→ Material for this exercise:
"""

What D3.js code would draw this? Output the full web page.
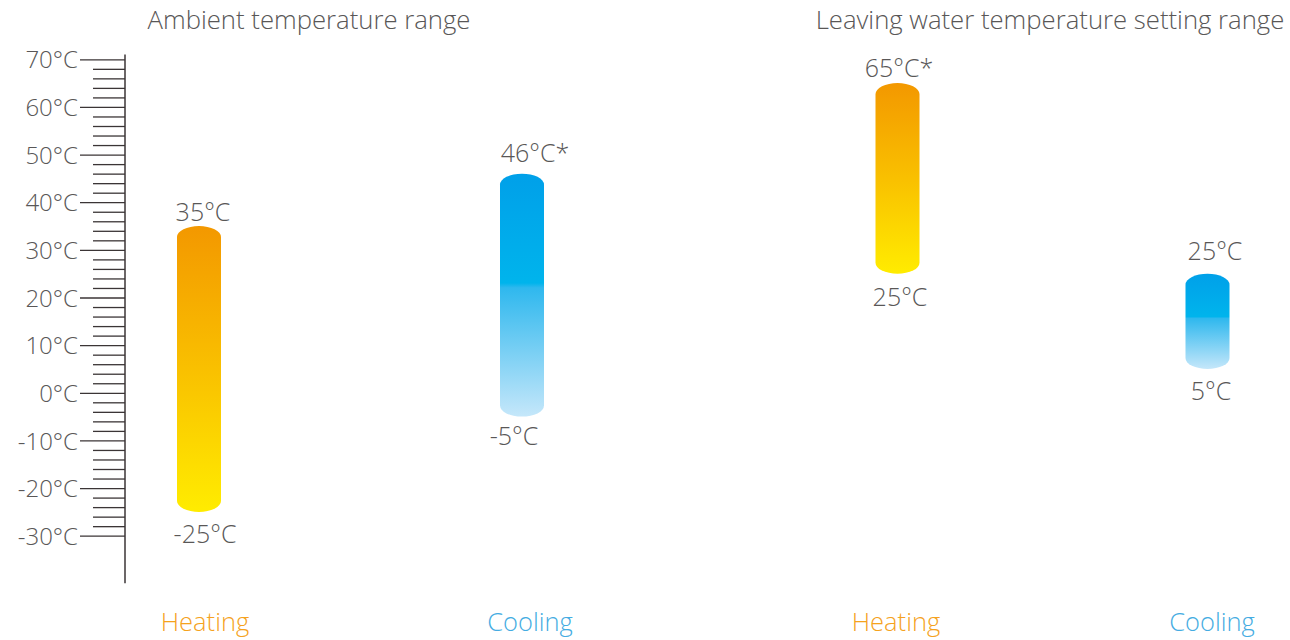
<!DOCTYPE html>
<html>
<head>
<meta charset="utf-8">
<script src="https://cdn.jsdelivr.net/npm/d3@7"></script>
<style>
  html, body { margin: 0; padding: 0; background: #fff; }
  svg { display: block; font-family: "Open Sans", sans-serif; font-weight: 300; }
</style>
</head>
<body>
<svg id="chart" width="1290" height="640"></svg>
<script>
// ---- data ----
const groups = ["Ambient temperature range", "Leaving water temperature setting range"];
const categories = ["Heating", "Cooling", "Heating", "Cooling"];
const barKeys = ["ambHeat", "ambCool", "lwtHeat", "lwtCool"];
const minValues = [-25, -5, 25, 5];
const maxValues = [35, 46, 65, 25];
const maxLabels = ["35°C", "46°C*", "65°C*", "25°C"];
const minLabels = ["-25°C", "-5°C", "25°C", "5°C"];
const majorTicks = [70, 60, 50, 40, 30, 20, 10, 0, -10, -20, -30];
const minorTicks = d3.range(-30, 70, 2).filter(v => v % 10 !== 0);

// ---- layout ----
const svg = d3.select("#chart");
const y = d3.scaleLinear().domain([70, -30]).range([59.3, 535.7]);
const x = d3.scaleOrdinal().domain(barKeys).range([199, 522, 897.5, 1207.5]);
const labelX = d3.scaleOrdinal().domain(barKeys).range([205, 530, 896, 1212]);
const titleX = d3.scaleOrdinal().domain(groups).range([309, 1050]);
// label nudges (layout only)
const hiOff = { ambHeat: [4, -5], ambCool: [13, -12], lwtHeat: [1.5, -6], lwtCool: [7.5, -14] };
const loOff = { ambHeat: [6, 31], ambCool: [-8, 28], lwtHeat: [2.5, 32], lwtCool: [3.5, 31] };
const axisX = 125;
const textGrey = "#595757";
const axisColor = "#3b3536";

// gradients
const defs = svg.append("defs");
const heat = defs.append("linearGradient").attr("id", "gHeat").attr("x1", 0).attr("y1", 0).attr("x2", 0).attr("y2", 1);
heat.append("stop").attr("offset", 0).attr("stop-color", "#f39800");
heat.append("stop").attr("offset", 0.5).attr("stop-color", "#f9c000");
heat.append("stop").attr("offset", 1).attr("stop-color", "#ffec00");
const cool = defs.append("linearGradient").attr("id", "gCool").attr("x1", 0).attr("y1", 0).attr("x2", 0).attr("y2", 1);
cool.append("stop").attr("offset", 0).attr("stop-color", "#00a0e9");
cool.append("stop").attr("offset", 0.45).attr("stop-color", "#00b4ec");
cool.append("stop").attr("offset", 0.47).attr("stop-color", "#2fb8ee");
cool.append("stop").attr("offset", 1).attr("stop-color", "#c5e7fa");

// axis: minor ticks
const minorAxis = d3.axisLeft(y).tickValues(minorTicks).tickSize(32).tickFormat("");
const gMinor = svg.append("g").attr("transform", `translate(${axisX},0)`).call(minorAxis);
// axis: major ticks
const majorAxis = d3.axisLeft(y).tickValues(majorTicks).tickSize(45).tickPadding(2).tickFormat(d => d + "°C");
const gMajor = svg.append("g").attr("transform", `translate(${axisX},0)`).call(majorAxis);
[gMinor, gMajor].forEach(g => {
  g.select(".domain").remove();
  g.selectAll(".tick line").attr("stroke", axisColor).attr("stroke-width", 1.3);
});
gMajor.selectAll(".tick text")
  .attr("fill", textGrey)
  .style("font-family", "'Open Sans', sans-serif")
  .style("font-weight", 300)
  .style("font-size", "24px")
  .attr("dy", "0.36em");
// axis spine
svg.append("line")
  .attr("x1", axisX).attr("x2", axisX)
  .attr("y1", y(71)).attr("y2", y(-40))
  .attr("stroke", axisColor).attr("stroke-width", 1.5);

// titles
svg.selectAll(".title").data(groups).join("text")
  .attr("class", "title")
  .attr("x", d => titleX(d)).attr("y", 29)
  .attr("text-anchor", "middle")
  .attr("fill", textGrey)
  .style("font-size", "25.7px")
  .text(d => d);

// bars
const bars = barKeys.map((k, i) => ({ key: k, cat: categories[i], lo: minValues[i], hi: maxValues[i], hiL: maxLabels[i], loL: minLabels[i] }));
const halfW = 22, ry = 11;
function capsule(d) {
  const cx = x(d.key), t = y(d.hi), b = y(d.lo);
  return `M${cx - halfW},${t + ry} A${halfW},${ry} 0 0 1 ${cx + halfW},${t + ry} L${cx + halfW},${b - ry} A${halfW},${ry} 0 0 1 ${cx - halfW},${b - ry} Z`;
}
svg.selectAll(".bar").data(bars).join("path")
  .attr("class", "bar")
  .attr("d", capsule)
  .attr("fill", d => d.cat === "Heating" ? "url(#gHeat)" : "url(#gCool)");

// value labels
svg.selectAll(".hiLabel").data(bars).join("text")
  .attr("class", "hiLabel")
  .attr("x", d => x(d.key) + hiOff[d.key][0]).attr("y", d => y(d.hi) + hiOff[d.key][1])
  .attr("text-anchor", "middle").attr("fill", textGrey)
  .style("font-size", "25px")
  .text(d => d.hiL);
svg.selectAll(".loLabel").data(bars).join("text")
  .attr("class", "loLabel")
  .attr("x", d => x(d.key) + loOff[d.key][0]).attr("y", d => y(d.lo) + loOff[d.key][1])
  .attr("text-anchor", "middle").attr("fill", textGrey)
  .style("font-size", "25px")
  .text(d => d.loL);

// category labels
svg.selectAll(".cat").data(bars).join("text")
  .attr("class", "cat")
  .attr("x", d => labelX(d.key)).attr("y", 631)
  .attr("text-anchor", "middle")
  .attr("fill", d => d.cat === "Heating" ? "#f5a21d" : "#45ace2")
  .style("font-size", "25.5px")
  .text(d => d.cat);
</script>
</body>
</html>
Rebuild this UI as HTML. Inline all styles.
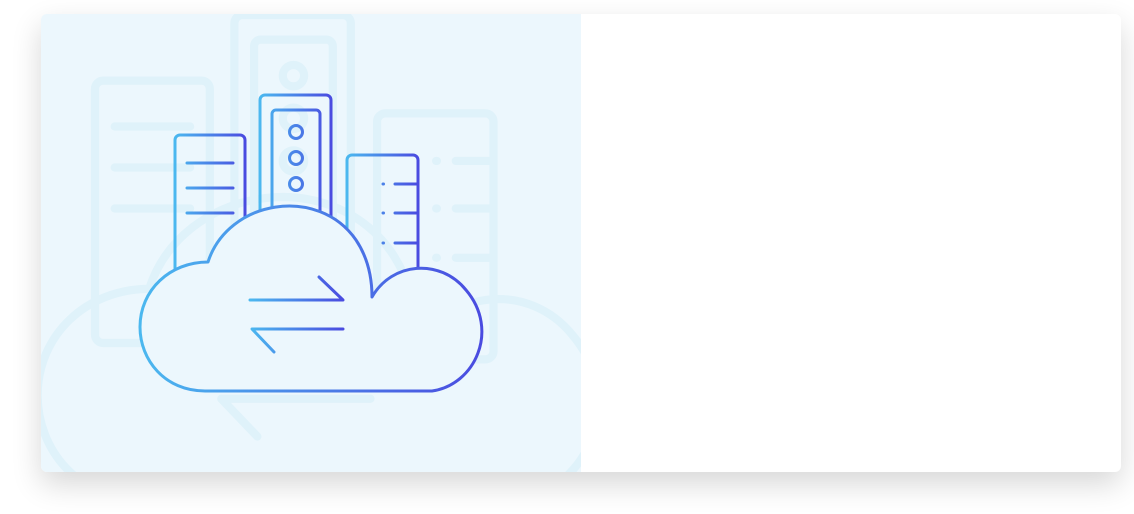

"""

Copy out the whole listing exactly, and don't carry over any pictures.

→ The response:
What D3.js code would draw this? Output the full web page.
<!DOCTYPE html>
<html>
<head>
<meta charset="utf-8">
<script src="https://cdn.jsdelivr.net/npm/d3@7"></script>
<style>
  html, body { margin: 0; padding: 0; background: #fff; }
  svg { display: block; font-family: "Open Sans", sans-serif; font-weight: 300; }
</style>
</head>
<body>
<svg id="chart" width="1290" height="640"></svg>
<script>
// ---- data ----
const groups = ["Ambient temperature range", "Leaving water temperature setting range"];
const categories = ["Heating", "Cooling", "Heating", "Cooling"];
const barKeys = ["ambHeat", "ambCool", "lwtHeat", "lwtCool"];
const minValues = [-25, -5, 25, 5];
const maxValues = [35, 46, 65, 25];
const maxLabels = ["35°C", "46°C*", "65°C*", "25°C"];
const minLabels = ["-25°C", "-5°C", "25°C", "5°C"];
const majorTicks = [70, 60, 50, 40, 30, 20, 10, 0, -10, -20, -30];
const minorTicks = d3.range(-30, 70, 2).filter(v => v % 10 !== 0);

// ---- layout ----
const svg = d3.select("#chart");
const y = d3.scaleLinear().domain([70, -30]).range([59.3, 535.7]);
const x = d3.scaleOrdinal().domain(barKeys).range([199, 522, 897.5, 1207.5]);
const labelX = d3.scaleOrdinal().domain(barKeys).range([205, 530, 896, 1212]);
const titleX = d3.scaleOrdinal().domain(groups).range([309, 1050]);
// label nudges (layout only)
const hiOff = { ambHeat: [4, -5], ambCool: [13, -12], lwtHeat: [1.5, -6], lwtCool: [7.5, -14] };
const loOff = { ambHeat: [6, 31], ambCool: [-8, 28], lwtHeat: [2.5, 32], lwtCool: [3.5, 31] };
const axisX = 125;
const textGrey = "#595757";
const axisColor = "#3b3536";

// gradients
const defs = svg.append("defs");
const heat = defs.append("linearGradient").attr("id", "gHeat").attr("x1", 0).attr("y1", 0).attr("x2", 0).attr("y2", 1);
heat.append("stop").attr("offset", 0).attr("stop-color", "#f39800");
heat.append("stop").attr("offset", 0.5).attr("stop-color", "#f9c000");
heat.append("stop").attr("offset", 1).attr("stop-color", "#ffec00");
const cool = defs.append("linearGradient").attr("id", "gCool").attr("x1", 0).attr("y1", 0).attr("x2", 0).attr("y2", 1);
cool.append("stop").attr("offset", 0).attr("stop-color", "#00a0e9");
cool.append("stop").attr("offset", 0.45).attr("stop-color", "#00b4ec");
cool.append("stop").attr("offset", 0.47).attr("stop-color", "#2fb8ee");
cool.append("stop").attr("offset", 1).attr("stop-color", "#c5e7fa");

// axis: minor ticks
const minorAxis = d3.axisLeft(y).tickValues(minorTicks).tickSize(32).tickFormat("");
const gMinor = svg.append("g").attr("transform", `translate(${axisX},0)`).call(minorAxis);
// axis: major ticks
const majorAxis = d3.axisLeft(y).tickValues(majorTicks).tickSize(45).tickPadding(2).tickFormat(d => d + "°C");
const gMajor = svg.append("g").attr("transform", `translate(${axisX},0)`).call(majorAxis);
[gMinor, gMajor].forEach(g => {
  g.select(".domain").remove();
  g.selectAll(".tick line").attr("stroke", axisColor).attr("stroke-width", 1.3);
});
gMajor.selectAll(".tick text")
  .attr("fill", textGrey)
  .style("font-family", "'Open Sans', sans-serif")
  .style("font-weight", 300)
  .style("font-size", "24px")
  .attr("dy", "0.36em");
// axis spine
svg.append("line")
  .attr("x1", axisX).attr("x2", axisX)
  .attr("y1", y(71)).attr("y2", y(-40))
  .attr("stroke", axisColor).attr("stroke-width", 1.5);

// titles
svg.selectAll(".title").data(groups).join("text")
  .attr("class", "title")
  .attr("x", d => titleX(d)).attr("y", 29)
  .attr("text-anchor", "middle")
  .attr("fill", textGrey)
  .style("font-size", "25.7px")
  .text(d => d);

// bars
const bars = barKeys.map((k, i) => ({ key: k, cat: categories[i], lo: minValues[i], hi: maxValues[i], hiL: maxLabels[i], loL: minLabels[i] }));
const halfW = 22, ry = 11;
function capsule(d) {
  const cx = x(d.key), t = y(d.hi), b = y(d.lo);
  return `M${cx - halfW},${t + ry} A${halfW},${ry} 0 0 1 ${cx + halfW},${t + ry} L${cx + halfW},${b - ry} A${halfW},${ry} 0 0 1 ${cx - halfW},${b - ry} Z`;
}
svg.selectAll(".bar").data(bars).join("path")
  .attr("class", "bar")
  .attr("d", capsule)
  .attr("fill", d => d.cat === "Heating" ? "url(#gHeat)" : "url(#gCool)");

// value labels
svg.selectAll(".hiLabel").data(bars).join("text")
  .attr("class", "hiLabel")
  .attr("x", d => x(d.key) + hiOff[d.key][0]).attr("y", d => y(d.hi) + hiOff[d.key][1])
  .attr("text-anchor", "middle").attr("fill", textGrey)
  .style("font-size", "25px")
  .text(d => d.hiL);
svg.selectAll(".loLabel").data(bars).join("text")
  .attr("class", "loLabel")
  .attr("x", d => x(d.key) + loOff[d.key][0]).attr("y", d => y(d.lo) + loOff[d.key][1])
  .attr("text-anchor", "middle").attr("fill", textGrey)
  .style("font-size", "25px")
  .text(d => d.loL);

// category labels
svg.selectAll(".cat").data(bars).join("text")
  .attr("class", "cat")
  .attr("x", d => labelX(d.key)).attr("y", 631)
  .attr("text-anchor", "middle")
  .attr("fill", d => d.cat === "Heating" ? "#f5a21d" : "#45ace2")
  .style("font-size", "25.5px")
  .text(d => d.cat);
</script>
</body>
</html>
Rebuild this UI as HTML. Inline all styles.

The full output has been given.